Given problem: Give the data below again exactly as written, without its pictures.

----------------

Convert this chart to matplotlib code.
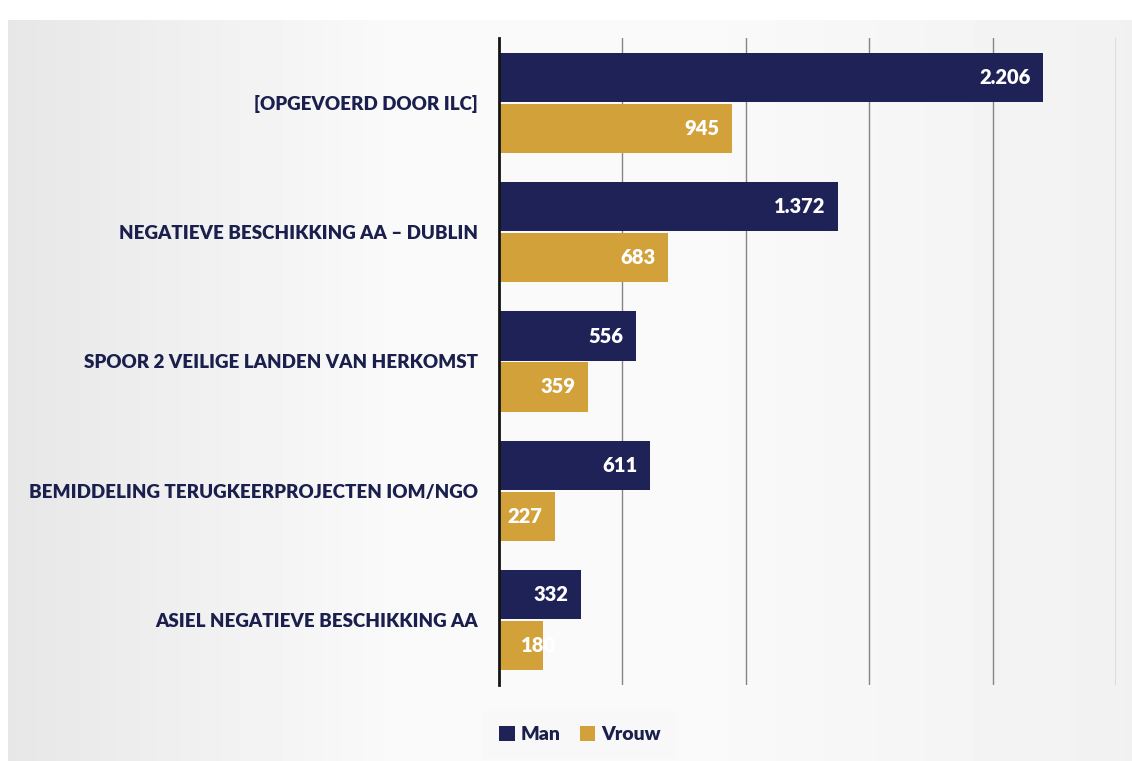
import matplotlib
matplotlib.use("Agg")
import matplotlib.pyplot as plt
import numpy as np

# data
categories = [
    "[OPGEVOERD DOOR ILC]",
    "NEGATIEVE BESCHIKKING AA \u2013 DUBLIN",
    "SPOOR 2 VEILIGE LANDEN VAN HERKOMST",
    "BEMIDDELING TERUGKEERPROJECTEN IOM/NGO",
    "ASIEL NEGATIEVE BESCHIKKING AA",
]
man = [2206, 1372, 556, 611, 332]
vrouw = [945, 683, 359, 227, 180]
series_names = ["Man", "Vrouw"]

# colours
navy = "#1e2257"
gold = "#d3a13a"
label_col = "#1b1f4d"

plt.rcParams['font.family'] = ['Lato', 'DejaVu Sans']

fig = plt.figure(figsize=(11.32, 7.61), dpi=100)
fig.patch.set_facecolor("white")

# soft paper-like background
bg = fig.add_axes([8 / 1132, 0, 1 - 8 / 1132, 1 - 20 / 761], zorder=-5)
xs = np.linspace(0, 1, 300)
shade = 0.905 + 0.075 * np.clip(xs / 0.35, 0, 1) - 0.035 * np.clip((xs - 0.6) / 0.4, 0, 1)
grad = np.tile(shade, (20, 1))
bg.imshow(grad, cmap="gray", vmin=0, vmax=1, aspect="auto", extent=[0, 1, 0, 1])
bg.axis("off")

ax = fig.add_axes([499 / 1132, 1 - 685 / 761, (1116 - 499) / 1132, (685 - 38) / 761])
ax.set_facecolor("none")

y = np.arange(len(categories))
h = 0.38
off = 0.197
b1 = ax.barh(y - off, man, height=h, color=navy, label=series_names[0], zorder=3)
b2 = ax.barh(y + off, vrouw, height=h, color=gold, label=series_names[1], zorder=3)

ax.set_xlim(0, 2500)
ax.set_ylim(len(categories) - 0.5, -0.5)
ax.set_xticks(np.arange(500, 2501, 500))
ax.xaxis.grid(True, color="#858585", linewidth=1.0, zorder=0)
ax.tick_params(axis="x", length=0, labelbottom=False)
ax.tick_params(axis="y", length=0, pad=15)
ax.set_yticks(y)
ax.set_yticklabels(categories, fontsize=13.5, fontweight="heavy", color=label_col)
for s in ["top", "right", "bottom"]:
    ax.spines[s].set_visible(False)
ax.spines["left"].set_color("#151515")
ax.spines["left"].set_linewidth(2)
ax.spines["left"].set_zorder(4)


def fmt(v):
    return f"{v:,}".replace(",", ".")


# value labels inside the bar ends
for bars, vals in [(b1, man), (b2, vrouw)]:
    for bar, v in zip(bars, vals):
        yc = bar.get_y() + bar.get_height() / 2
        if v > 200:
            ax.annotate(fmt(v), (v, yc), xytext=(-9, 0), textcoords="offset points",
                        ha="right", va="center", color="white", fontsize=14.5,
                        fontweight="heavy", zorder=5)
        else:
            ax.annotate(fmt(v), (0, yc), xytext=(16, 0), textcoords="offset points",
                        ha="left", va="center", color="white", fontsize=14.5,
                        fontweight="heavy", zorder=5)

leg = ax.legend(loc="center", bbox_to_anchor=(0.131, -0.077), ncol=2, frameon=True,
                handlelength=0.8, handleheight=0.8, handletextpad=0.3, columnspacing=1.0,
                borderpad=0.5, prop={"size": 14, "weight": "heavy"})
leg.get_frame().set_facecolor("#f8f8f8")
leg.get_frame().set_edgecolor("none")
leg.get_frame().set_boxstyle("square")
for t in leg.get_texts():
    t.set_color(label_col)

fig.savefig("out.png", dpi=100)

----------------

Result below:
Convert this chart to matplotlib code.
import matplotlib
matplotlib.use("Agg")
import matplotlib.pyplot as plt
import numpy as np

# data
categories = [
    "[OPGEVOERD DOOR ILC]",
    "NEGATIEVE BESCHIKKING AA \u2013 DUBLIN",
    "SPOOR 2 VEILIGE LANDEN VAN HERKOMST",
    "BEMIDDELING TERUGKEERPROJECTEN IOM/NGO",
    "ASIEL NEGATIEVE BESCHIKKING AA",
]
man = [2206, 1372, 556, 611, 332]
vrouw = [945, 683, 359, 227, 180]
series_names = ["Man", "Vrouw"]

# colours
navy = "#1e2257"
gold = "#d3a13a"
label_col = "#1b1f4d"

plt.rcParams['font.family'] = ['Lato', 'DejaVu Sans']

fig = plt.figure(figsize=(11.32, 7.61), dpi=100)
fig.patch.set_facecolor("white")

# soft paper-like background
bg = fig.add_axes([8 / 1132, 0, 1 - 8 / 1132, 1 - 20 / 761], zorder=-5)
xs = np.linspace(0, 1, 300)
shade = 0.905 + 0.075 * np.clip(xs / 0.35, 0, 1) - 0.035 * np.clip((xs - 0.6) / 0.4, 0, 1)
grad = np.tile(shade, (20, 1))
bg.imshow(grad, cmap="gray", vmin=0, vmax=1, aspect="auto", extent=[0, 1, 0, 1])
bg.axis("off")

ax = fig.add_axes([499 / 1132, 1 - 685 / 761, (1116 - 499) / 1132, (685 - 38) / 761])
ax.set_facecolor("none")

y = np.arange(len(categories))
h = 0.38
off = 0.197
b1 = ax.barh(y - off, man, height=h, color=navy, label=series_names[0], zorder=3)
b2 = ax.barh(y + off, vrouw, height=h, color=gold, label=series_names[1], zorder=3)

ax.set_xlim(0, 2500)
ax.set_ylim(len(categories) - 0.5, -0.5)
ax.set_xticks(np.arange(500, 2501, 500))
ax.xaxis.grid(True, color="#858585", linewidth=1.0, zorder=0)
ax.tick_params(axis="x", length=0, labelbottom=False)
ax.tick_params(axis="y", length=0, pad=15)
ax.set_yticks(y)
ax.set_yticklabels(categories, fontsize=13.5, fontweight="heavy", color=label_col)
for s in ["top", "right", "bottom"]:
    ax.spines[s].set_visible(False)
ax.spines["left"].set_color("#151515")
ax.spines["left"].set_linewidth(2)
ax.spines["left"].set_zorder(4)


def fmt(v):
    return f"{v:,}".replace(",", ".")


# value labels inside the bar ends
for bars, vals in [(b1, man), (b2, vrouw)]:
    for bar, v in zip(bars, vals):
        yc = bar.get_y() + bar.get_height() / 2
        if v > 200:
            ax.annotate(fmt(v), (v, yc), xytext=(-9, 0), textcoords="offset points",
                        ha="right", va="center", color="white", fontsize=14.5,
                        fontweight="heavy", zorder=5)
        else:
            ax.annotate(fmt(v), (0, yc), xytext=(16, 0), textcoords="offset points",
                        ha="left", va="center", color="white", fontsize=14.5,
                        fontweight="heavy", zorder=5)

leg = ax.legend(loc="center", bbox_to_anchor=(0.131, -0.077), ncol=2, frameon=True,
                handlelength=0.8, handleheight=0.8, handletextpad=0.3, columnspacing=1.0,
                borderpad=0.5, prop={"size": 14, "weight": "heavy"})
leg.get_frame().set_facecolor("#f8f8f8")
leg.get_frame().set_edgecolor("none")
leg.get_frame().set_boxstyle("square")
for t in leg.get_texts():
    t.set_color(label_col)

fig.savefig("out.png", dpi=100)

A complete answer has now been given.